-- start Source excerpt --

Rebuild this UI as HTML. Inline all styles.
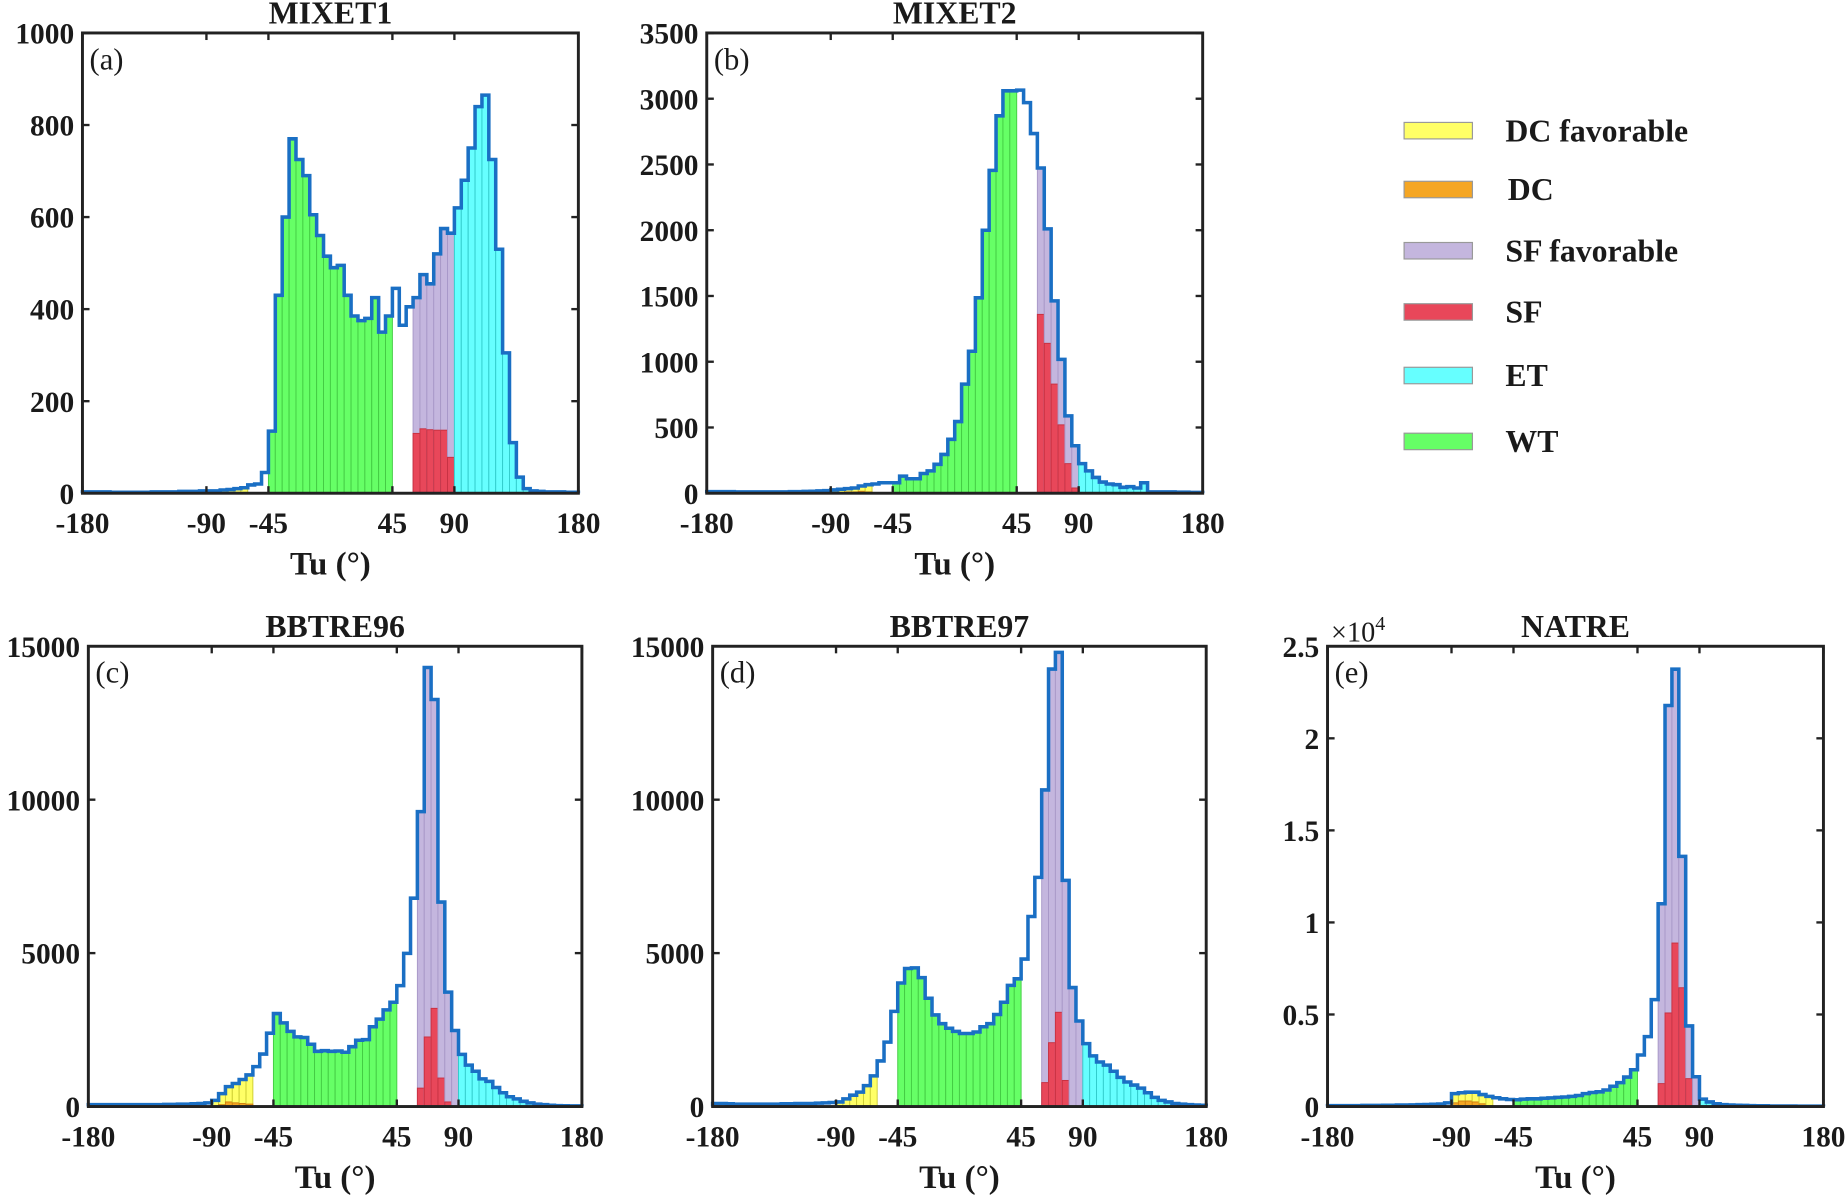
<!DOCTYPE html>
<html><head><meta charset="utf-8"><style>
html,body{margin:0;padding:0;background:#fff;}
svg{display:block;}
text{font-family:"Liberation Serif",serif;fill:#1a1a1a;}
</style></head>
<body>
<svg id="fig" width="1847" height="1196" viewBox="0 0 1568 1016" preserveAspectRatio="none" xmlns="http://www.w3.org/2000/svg"></svg>
<script>
// Bin edges: 72 bins of 5 degrees from -180 to 180
const binStart = -180;
const binWidth = 5;

// (a) MIXET1
const totalsA = [3,3,3,3,2,2,2,2,2,2,3,3,3,3,4,4,4,5, 5,5,7,8,10,12,18,20,45,
 135,430,600,770,725,690,605,560,515,490,495,430,385,375,380,425,350,385,
 445,365,405, 425,475,455,520,575,565,
 620,680,750,840,865,725,530,305,110,35,10,5,4,3,3,3,2,2];
const orangeA = [0,0,0,0,0,0];
const redA = [130,140,138,137,137,78];

// (b) MIXET2
const totalsB = [12,12,12,12,10,10,10,10,10,10,10,10,12,12,14,15,18,20, 25,30,35,40,55,65,70,80,80,
 80,130,110,110,150,170,220,295,410,545,830,1080,1486,2000,2455,2870,3060,3060,
 3065,2970,2735, 2473,2010,1463,1018,588,361,
 225,170,120,85,70,65,45,50,40,80,10,10,10,10,8,8,6,6];
const orangeB = [0,5,10,10,15,10];
const redB = [1360,1140,830,520,225,40];

// (c) BBTRE96
const totalsC = [60,60,60,60,60,60,60,60,60,60,60,70,70,80,80,90,100,120, 200,420,650,750,880,1030,1300,1710,2390,
 3030,2725,2450,2270,2250,2030,1800,1820,1800,1810,1770,1950,2160,2180,2600,2850,3150,3400,
 3940,4990,6790, 9612,14307,13266,6664,3728,2477,
 1700,1350,1150,900,820,620,450,320,250,170,120,80,60,40,30,25,20,20];
const orangeC = [30,60,150,120,100,80];
const redC = [600,2267,3200,929,150,0];

// (d) BBTRE97
const totalsD = [100,100,90,80,80,80,80,80,80,80,90,90,100,100,100,110,120,130, 150,250,370,470,680,1000,1486,2100,3100,
 4025,4500,4520,4200,3530,2985,2700,2550,2450,2380,2380,2430,2600,2700,3000,3400,3950,4162,
 4806,6193,7469, 10318,14257,14802,7370,3877,2787,
 2050,1650,1450,1350,1150,950,800,700,600,450,300,200,150,100,80,60,50,40];
const orangeD = [0,10,20,20,30,20];
const redD = [780,2081,3072,850,0,0];

// (e) NATRE
const totalsE = [50,50,50,50,50,60,60,60,70,70,80,80,90,100,110,120,140,200, 700,750,780,780,650,550,477,420,380,
 370,400,420,420,450,470,500,520,550,600,700,760,800,900,1100,1300,1600,2000,
 2800,3797,5809, 11016,21784,23755,13589,4378,1618,
 400,250,150,100,80,70,60,50,40,40,30,30,30,25,20,20,20,20];
const orangeE = [200,300,300,250,150,50];
const redE = [1245,5083,8880,6452,1515,0];

// Tick labels
const xTickVals = [-180,-90,-45,45,90,180];
const yTicksA = [0,200,400,600,800,1000];
const yTicksB = [0,500,1000,1500,2000,2500,3000,3500];
const yTicksC = [0,5000,10000,15000];
const yTicksE = [0,5000,10000,15000,20000,25000];
const yTickLabelsE = ["0","0.5","1","1.5","2","2.5"];
const legendLabels = ["DC favorable","DC","SF favorable","SF","ET","WT"];

const NS = "http://www.w3.org/2000/svg";
const svg = document.getElementById('fig');
function mk(tag, attrs, parent){
  const e = document.createElementNS(NS, tag);
  for (const k in attrs) e.setAttribute(k, attrs[k]);
  (parent||svg).appendChild(e); return e;
}
const COL = {WT:"#66ff66", WTe:"#44cc44", SFF:"#c4b6de", SFFe:"#a898c8", SF:"#e8475a", SFe:"#c83040",
  ET:"#66ffff", ETe:"#33cccc", DCF:"#ffff66", DCFe:"#cccc33", DC:"#f5a623", DCe:"#d08010"};

function panel(cfg){
  const g = mk('g', {});
  
  
  const L=cfg.x0, R=cfg.x1, T=cfg.y0, B=cfg.y1;
  const xs = v => L + (v+180)/360*(R-L);
  const ys = v => B - v/cfg.ymax*(B-T);
  const tot = cfg.totals;
  for (let i=0;i<tot.length;i++){
    const a = binStart + i*binWidth, b = a+binWidth;
    let f=null, e=null;
    if (a>=-90 && a<-60){f=COL.DCF;e=COL.DCFe;}
    else if (a>=-45 && a<45){f=COL.WT;e=COL.WTe;}
    else if (a>=60 && a<90){f=COL.SFF;e=COL.SFFe;}
    else if (a>=90){f=COL.ET;e=COL.ETe;}
    if (f && tot[i]>0){
      const r = mk('rect', {x:xs(a), y:ys(tot[i]), width:xs(b)-xs(a), height:B-ys(tot[i]), fill:f, stroke:e, 'stroke-width':0.8}, g);
      
      
    }
    if (a>=-90 && a<-60){
      const o = cfg.orange[(a+90)/5];
      if (o>0){
        const r = mk('rect', {x:xs(a), y:ys(o), width:xs(b)-xs(a), height:B-ys(o), fill:COL.DC, stroke:COL.DCe, 'stroke-width':0.8}, g);
        
        
      }
    }
    if (a>=60 && a<90){
      const rv = cfg.red[(a-60)/5];
      if (rv>0){
        const r = mk('rect', {x:xs(a), y:ys(rv), width:xs(b)-xs(a), height:B-ys(rv), fill:COL.SF, stroke:COL.SFe, 'stroke-width':0.8}, g);
        
        
      }
    }
  }
  let d = 'M'+xs(-180)+','+B;
  for (let i=0;i<tot.length;i++){
    const a = binStart + i*binWidth;
    d += ' L'+xs(a)+','+ys(tot[i])+' L'+xs(a+binWidth)+','+ys(tot[i]);
  }
  d += ' L'+xs(180)+','+B;
  const p = mk('path', {d:d, fill:'none', stroke:'#1a6fc4', 'stroke-width':3, 'stroke-linejoin':'miter'}, g);
  
  
  const fr = mk('rect', {x:L, y:T, width:R-L, height:B-T, fill:'none', stroke:'#222', 'stroke-width':2.5}, g);
  
  
  xTickVals.forEach(v=>{
    const x = xs(v);
    mk('line', {x1:x, y1:B, x2:x, y2:B-6, stroke:'#222','stroke-width':2}, g);
    mk('line', {x1:x, y1:T, x2:x, y2:T+6, stroke:'#222','stroke-width':2}, g);
    const t = mk('text', {x:x, y:B+34, 'text-anchor':'middle', 'font-size':25, 'font-weight':'bold'}, g);
    t.textContent = String(v);
    
    
  });
  cfg.yticks.forEach((v,k)=>{
    const y = ys(v);
    mk('line', {x1:L, y1:y, x2:L+6, y2:y, stroke:'#222','stroke-width':2}, g);
    mk('line', {x1:R, y1:y, x2:R-6, y2:y, stroke:'#222','stroke-width':2}, g);
    const t = mk('text', {x:L-7, y:y+9, 'text-anchor':'end', 'font-size':25, 'font-weight':'bold'}, g);
    t.textContent = cfg.ylabels ? cfg.ylabels[k] : String(v);
    
    
  });
  const tt = mk('text', {x:(L+R)/2, y:T-8, 'text-anchor':'middle', 'font-size':27, 'font-weight':'bold'}, g);
  tt.textContent = cfg.title;
  
  
  const pl = mk('text', {x:L+6, y:T+31, 'font-size':26}, g);
  pl.textContent = cfg.label;
  
  
  const xl = mk('text', {x:(L+R)/2, y:B+69, 'text-anchor':'middle', 'font-size':28, 'font-weight':'bold'}, g);
  xl.textContent = 'Tu (°)';
  
  
  return {g, L, T};
}

panel({name:'panel-mixet1', key:'a', title:'MIXET1', label:'(a)', x0:70, x1:491, y0:28, y1:419, ymax:1000, yticks:yTicksA, totals:totalsA, orange:orangeA, red:redA});
panel({name:'panel-mixet2', key:'b', title:'MIXET2', label:'(b)', x0:600, x1:1021, y0:28, y1:419, ymax:3500, yticks:yTicksB, totals:totalsB, orange:orangeB, red:redB});
panel({name:'panel-bbtre96', key:'c', title:'BBTRE96', label:'(c)', x0:75, x1:494, y0:549, y1:940, ymax:15000, yticks:yTicksC, totals:totalsC, orange:orangeC, red:redC});
panel({name:'panel-bbtre97', key:'d', title:'BBTRE97', label:'(d)', x0:605, x1:1024, y0:549, y1:940, ymax:15000, yticks:yTicksC, totals:totalsD, orange:orangeD, red:redD});
panel({name:'panel-natre', key:'e', title:'NATRE', label:'(e)', x0:1127, x1:1548, y0:549, y1:940, ymax:25000, yticks:yTicksE, ylabels:yTickLabelsE, totals:totalsE, orange:orangeE, red:redE});
const ex = mk('text', {x:1130, y:545, 'font-size':24});


ex.innerHTML = '×10<tspan dy="-10" font-size="17">4</tspan>';

const legColors = [[COL.DCF,'#999'],[COL.DC,'#999'],[COL.SFF,'#999'],[COL.SF,'#999'],[COL.ET,'#999'],[COL.WT,'#999']];
const legY = [111,161,213,265,319,375];
const lg = mk('g', {});


legendLabels.forEach((lab,i)=>{
  const r = mk('rect', {x:1192, y:legY[i]-7, width:58, height:14, fill:legColors[i][0], stroke:legColors[i][1], 'stroke-width':1}, lg);
  
  
  const t = mk('text', {x: i===1?1280:1278, y:legY[i]+9, 'font-size':27, 'font-weight':'bold'}, lg);
  t.textContent = lab;
  
  
});
</script>
</body></html>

-- end Source excerpt --

__Work to do__. Everything from the first line to the line with "const redD = [780,2081,3072,850,0,0];" must be repeated exactly, and nothing else. Leave the pictures out.

__Reply__.
Rebuild this UI as HTML. Inline all styles.
<!DOCTYPE html>
<html><head><meta charset="utf-8"><style>
html,body{margin:0;padding:0;background:#fff;}
svg{display:block;}
text{font-family:"Liberation Serif",serif;fill:#1a1a1a;}
</style></head>
<body>
<svg id="fig" width="1847" height="1196" viewBox="0 0 1568 1016" preserveAspectRatio="none" xmlns="http://www.w3.org/2000/svg"></svg>
<script>
// Bin edges: 72 bins of 5 degrees from -180 to 180
const binStart = -180;
const binWidth = 5;

// (a) MIXET1
const totalsA = [3,3,3,3,2,2,2,2,2,2,3,3,3,3,4,4,4,5, 5,5,7,8,10,12,18,20,45,
 135,430,600,770,725,690,605,560,515,490,495,430,385,375,380,425,350,385,
 445,365,405, 425,475,455,520,575,565,
 620,680,750,840,865,725,530,305,110,35,10,5,4,3,3,3,2,2];
const orangeA = [0,0,0,0,0,0];
const redA = [130,140,138,137,137,78];

// (b) MIXET2
const totalsB = [12,12,12,12,10,10,10,10,10,10,10,10,12,12,14,15,18,20, 25,30,35,40,55,65,70,80,80,
 80,130,110,110,150,170,220,295,410,545,830,1080,1486,2000,2455,2870,3060,3060,
 3065,2970,2735, 2473,2010,1463,1018,588,361,
 225,170,120,85,70,65,45,50,40,80,10,10,10,10,8,8,6,6];
const orangeB = [0,5,10,10,15,10];
const redB = [1360,1140,830,520,225,40];

// (c) BBTRE96
const totalsC = [60,60,60,60,60,60,60,60,60,60,60,70,70,80,80,90,100,120, 200,420,650,750,880,1030,1300,1710,2390,
 3030,2725,2450,2270,2250,2030,1800,1820,1800,1810,1770,1950,2160,2180,2600,2850,3150,3400,
 3940,4990,6790, 9612,14307,13266,6664,3728,2477,
 1700,1350,1150,900,820,620,450,320,250,170,120,80,60,40,30,25,20,20];
const orangeC = [30,60,150,120,100,80];
const redC = [600,2267,3200,929,150,0];

// (d) BBTRE97
const totalsD = [100,100,90,80,80,80,80,80,80,80,90,90,100,100,100,110,120,130, 150,250,370,470,680,1000,1486,2100,3100,
 4025,4500,4520,4200,3530,2985,2700,2550,2450,2380,2380,2430,2600,2700,3000,3400,3950,4162,
 4806,6193,7469, 10318,14257,14802,7370,3877,2787,
 2050,1650,1450,1350,1150,950,800,700,600,450,300,200,150,100,80,60,50,40];
const orangeD = [0,10,20,20,30,20];
const redD = [780,2081,3072,850,0,0];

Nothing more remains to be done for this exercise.